**The data**
-- Start --

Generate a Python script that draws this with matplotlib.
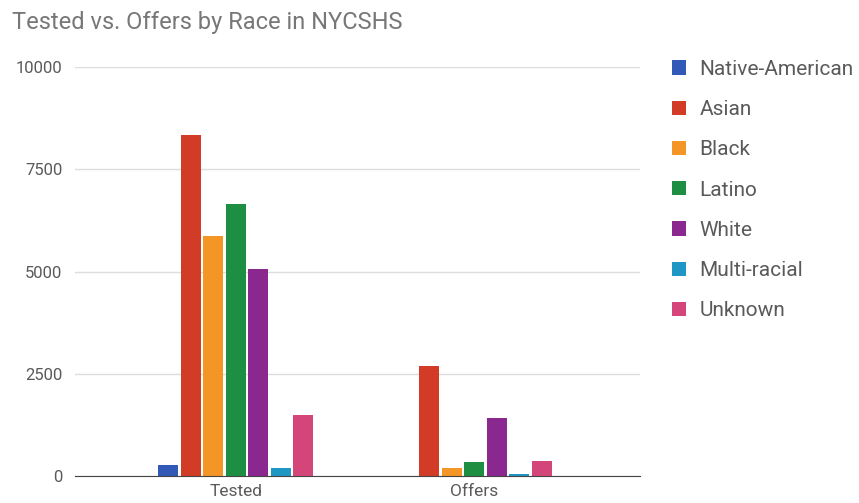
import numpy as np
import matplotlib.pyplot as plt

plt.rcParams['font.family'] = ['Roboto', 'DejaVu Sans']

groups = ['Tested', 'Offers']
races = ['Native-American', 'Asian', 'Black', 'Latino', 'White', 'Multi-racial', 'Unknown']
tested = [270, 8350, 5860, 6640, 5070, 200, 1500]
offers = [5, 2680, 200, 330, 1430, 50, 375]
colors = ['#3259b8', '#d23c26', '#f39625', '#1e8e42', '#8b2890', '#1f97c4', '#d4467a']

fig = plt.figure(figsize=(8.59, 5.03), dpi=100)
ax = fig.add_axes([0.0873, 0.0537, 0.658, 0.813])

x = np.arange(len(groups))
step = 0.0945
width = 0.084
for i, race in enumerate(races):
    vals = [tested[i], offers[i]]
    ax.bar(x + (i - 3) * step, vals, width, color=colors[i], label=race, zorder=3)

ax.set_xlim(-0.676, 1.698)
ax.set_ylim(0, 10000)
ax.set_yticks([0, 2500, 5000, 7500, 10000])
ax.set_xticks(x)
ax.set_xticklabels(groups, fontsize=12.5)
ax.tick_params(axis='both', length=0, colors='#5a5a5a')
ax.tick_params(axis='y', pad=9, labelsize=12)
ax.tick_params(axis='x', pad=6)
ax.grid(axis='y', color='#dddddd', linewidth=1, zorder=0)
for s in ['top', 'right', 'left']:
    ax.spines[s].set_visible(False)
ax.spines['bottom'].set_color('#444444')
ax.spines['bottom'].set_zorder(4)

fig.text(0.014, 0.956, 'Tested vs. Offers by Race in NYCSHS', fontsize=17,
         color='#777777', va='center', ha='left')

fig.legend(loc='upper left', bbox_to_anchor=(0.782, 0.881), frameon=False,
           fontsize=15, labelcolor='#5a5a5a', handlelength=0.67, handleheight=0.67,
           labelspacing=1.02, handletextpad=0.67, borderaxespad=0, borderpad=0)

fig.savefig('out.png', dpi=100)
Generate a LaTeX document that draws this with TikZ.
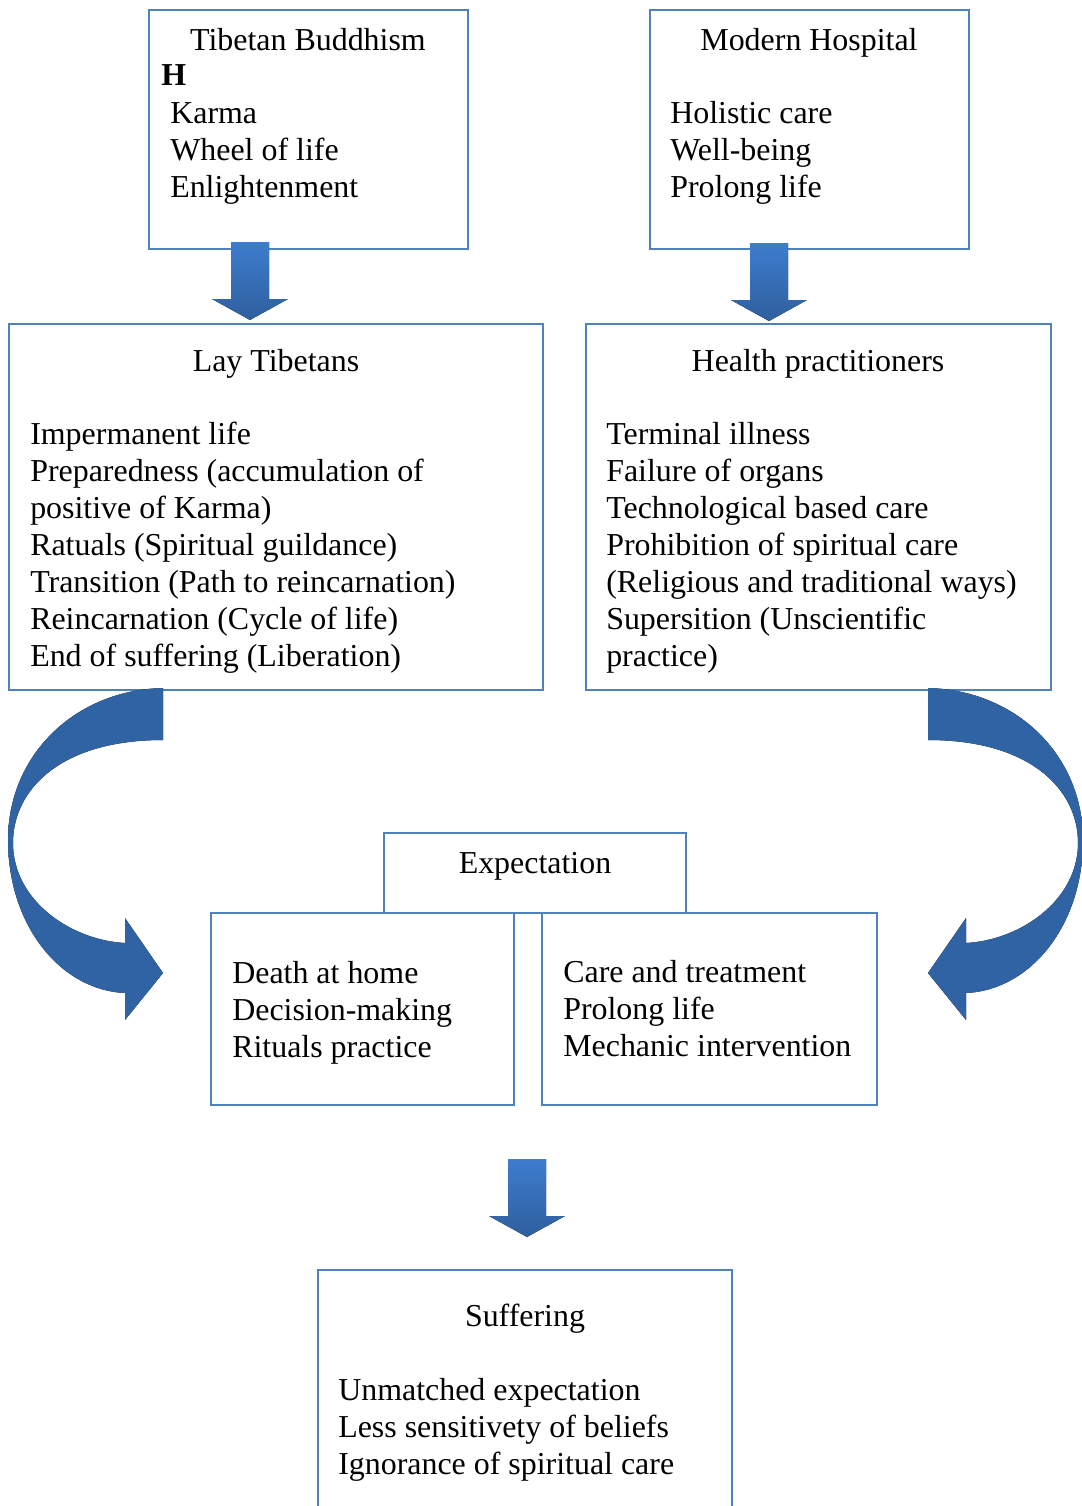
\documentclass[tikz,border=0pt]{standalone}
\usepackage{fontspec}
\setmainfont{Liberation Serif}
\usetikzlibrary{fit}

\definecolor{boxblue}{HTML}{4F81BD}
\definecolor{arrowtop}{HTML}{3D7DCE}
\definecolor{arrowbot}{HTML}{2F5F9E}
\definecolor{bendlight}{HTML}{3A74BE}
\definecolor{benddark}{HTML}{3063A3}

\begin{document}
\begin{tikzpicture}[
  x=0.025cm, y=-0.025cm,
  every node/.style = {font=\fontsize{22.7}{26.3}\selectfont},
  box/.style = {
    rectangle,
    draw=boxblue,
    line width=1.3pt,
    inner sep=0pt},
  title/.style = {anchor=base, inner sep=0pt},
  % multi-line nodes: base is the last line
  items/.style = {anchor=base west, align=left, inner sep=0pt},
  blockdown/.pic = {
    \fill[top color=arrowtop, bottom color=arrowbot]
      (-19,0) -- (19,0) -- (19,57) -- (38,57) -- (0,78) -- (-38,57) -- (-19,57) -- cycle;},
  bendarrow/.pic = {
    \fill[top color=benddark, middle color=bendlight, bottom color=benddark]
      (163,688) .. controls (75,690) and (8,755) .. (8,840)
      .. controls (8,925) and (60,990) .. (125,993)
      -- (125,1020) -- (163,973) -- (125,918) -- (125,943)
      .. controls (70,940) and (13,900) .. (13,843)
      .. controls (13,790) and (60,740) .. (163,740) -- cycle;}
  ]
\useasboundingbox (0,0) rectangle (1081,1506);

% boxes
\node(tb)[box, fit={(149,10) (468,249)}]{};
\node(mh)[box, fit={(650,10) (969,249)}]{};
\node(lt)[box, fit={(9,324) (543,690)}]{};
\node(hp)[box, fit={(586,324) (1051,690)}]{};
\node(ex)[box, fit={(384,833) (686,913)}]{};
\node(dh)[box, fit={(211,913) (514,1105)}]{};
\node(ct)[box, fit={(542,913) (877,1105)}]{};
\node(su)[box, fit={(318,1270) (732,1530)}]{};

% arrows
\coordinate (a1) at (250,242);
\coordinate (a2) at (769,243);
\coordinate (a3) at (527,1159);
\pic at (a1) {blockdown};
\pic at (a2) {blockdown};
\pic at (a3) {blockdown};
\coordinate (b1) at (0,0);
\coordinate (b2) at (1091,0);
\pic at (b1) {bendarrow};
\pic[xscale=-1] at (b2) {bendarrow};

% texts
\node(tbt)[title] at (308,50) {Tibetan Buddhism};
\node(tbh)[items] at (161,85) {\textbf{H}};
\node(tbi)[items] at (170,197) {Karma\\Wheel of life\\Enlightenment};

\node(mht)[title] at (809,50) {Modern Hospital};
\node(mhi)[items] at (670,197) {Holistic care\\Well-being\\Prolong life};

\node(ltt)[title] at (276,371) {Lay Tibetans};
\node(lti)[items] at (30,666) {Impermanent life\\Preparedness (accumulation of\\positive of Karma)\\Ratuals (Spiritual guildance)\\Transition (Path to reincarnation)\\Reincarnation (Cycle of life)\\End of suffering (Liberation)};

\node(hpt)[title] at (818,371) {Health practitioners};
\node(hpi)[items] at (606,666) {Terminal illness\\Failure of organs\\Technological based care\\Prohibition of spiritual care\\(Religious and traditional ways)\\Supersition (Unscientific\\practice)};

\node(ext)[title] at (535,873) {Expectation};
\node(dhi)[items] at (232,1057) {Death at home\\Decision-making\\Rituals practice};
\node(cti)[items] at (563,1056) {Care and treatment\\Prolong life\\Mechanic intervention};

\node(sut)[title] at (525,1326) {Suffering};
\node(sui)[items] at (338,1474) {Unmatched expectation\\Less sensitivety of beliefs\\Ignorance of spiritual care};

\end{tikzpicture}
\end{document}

-- End --

**Problem details**
Begin at the first line of the records and please reproduce every line exactly through the one containing "ax = fig.add_axes([0.0873, 0.0537, 0.658, 0.813])", leaving all pictures out.

**Exercise answer**
Generate a Python script that draws this with matplotlib.
import numpy as np
import matplotlib.pyplot as plt

plt.rcParams['font.family'] = ['Roboto', 'DejaVu Sans']

groups = ['Tested', 'Offers']
races = ['Native-American', 'Asian', 'Black', 'Latino', 'White', 'Multi-racial', 'Unknown']
tested = [270, 8350, 5860, 6640, 5070, 200, 1500]
offers = [5, 2680, 200, 330, 1430, 50, 375]
colors = ['#3259b8', '#d23c26', '#f39625', '#1e8e42', '#8b2890', '#1f97c4', '#d4467a']

fig = plt.figure(figsize=(8.59, 5.03), dpi=100)
ax = fig.add_axes([0.0873, 0.0537, 0.658, 0.813])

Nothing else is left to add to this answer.